**What you are asked to do**
In the listing that follows, retype every line from the first through the one containing "ax = fig.add_axes([0.1413, 0.1863, 0.8074, 0.7743])". Pictures are to be left out.

:: Given data

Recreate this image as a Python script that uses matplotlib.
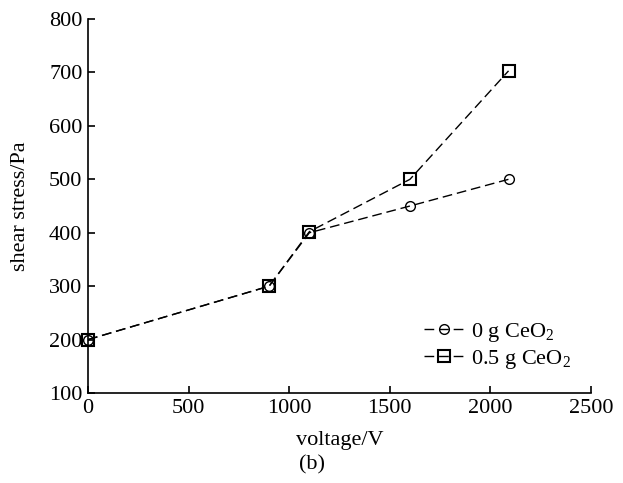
import numpy as np
import matplotlib.pyplot as plt

plt.rcParams['font.family'] = ['Liberation Serif', 'DejaVu Serif']
plt.rcParams['mathtext.fontset'] = 'custom'
plt.rcParams['mathtext.rm'] = 'Liberation Serif'

# data
volt_0g = [0, 900, 1100, 1600, 2090]
stress_0g = [200, 300, 400, 450, 500]
volt_05g = [0, 900, 1100, 1600, 2090]
stress_05g = [200, 300, 402, 500, 703]
xticks = [0, 500, 1000, 1500, 2000, 2500]
yticks = [100, 200, 300, 400, 500, 600, 700, 800]

fig = plt.figure(figsize=(6.23, 4.83), dpi=100)
ax = fig.add_axes([0.1413, 0.1863, 0.8074, 0.7743])

dash = (0, (7, 3.5))
ax.plot(volt_0g, stress_0g, color='black', lw=1.0, linestyle=dash,
        marker='o', markersize=7, markerfacecolor='none', markeredgewidth=1.0,
        label=r'0 g CeO$_2$', clip_on=False)
ax.plot(volt_05g, stress_05g, color='black', lw=1.0, linestyle=dash,
        marker='s', markersize=8, markerfacecolor='none', markeredgewidth=1.5,
        label=r'0.5 g CeO$_2$', clip_on=False)

ax.set_xlim(0, 2500)
ax.set_ylim(100, 800)
ax.set_xticks(xticks)
ax.set_yticks(yticks)
ax.tick_params(direction='in', length=5, width=1.2, labelsize=16, pad=4)
for s in ['top', 'right']:
    ax.spines[s].set_visible(False)
for s in ['left', 'bottom']:
    ax.spines[s].set_linewidth(1.2)

ax.set_xlabel('voltage/V', fontsize=16, labelpad=10)
ax.set_ylabel('shear stress/Pa', fontsize=16, labelpad=14)
fig.text(0.5, 1 - 465 / 483, '(b)', fontsize=16, ha='center', va='center')

ax.legend(loc='lower right', bbox_to_anchor=(1.0, 0.005), frameon=False,
          fontsize=16, handlelength=1.8, handletextpad=0.3, labelspacing=0.2)

fig.savefig('out.png', dpi=100)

::::

**Response to the exercise**
Recreate this image as a Python script that uses matplotlib.
import numpy as np
import matplotlib.pyplot as plt

plt.rcParams['font.family'] = ['Liberation Serif', 'DejaVu Serif']
plt.rcParams['mathtext.fontset'] = 'custom'
plt.rcParams['mathtext.rm'] = 'Liberation Serif'

# data
volt_0g = [0, 900, 1100, 1600, 2090]
stress_0g = [200, 300, 400, 450, 500]
volt_05g = [0, 900, 1100, 1600, 2090]
stress_05g = [200, 300, 402, 500, 703]
xticks = [0, 500, 1000, 1500, 2000, 2500]
yticks = [100, 200, 300, 400, 500, 600, 700, 800]

fig = plt.figure(figsize=(6.23, 4.83), dpi=100)
ax = fig.add_axes([0.1413, 0.1863, 0.8074, 0.7743])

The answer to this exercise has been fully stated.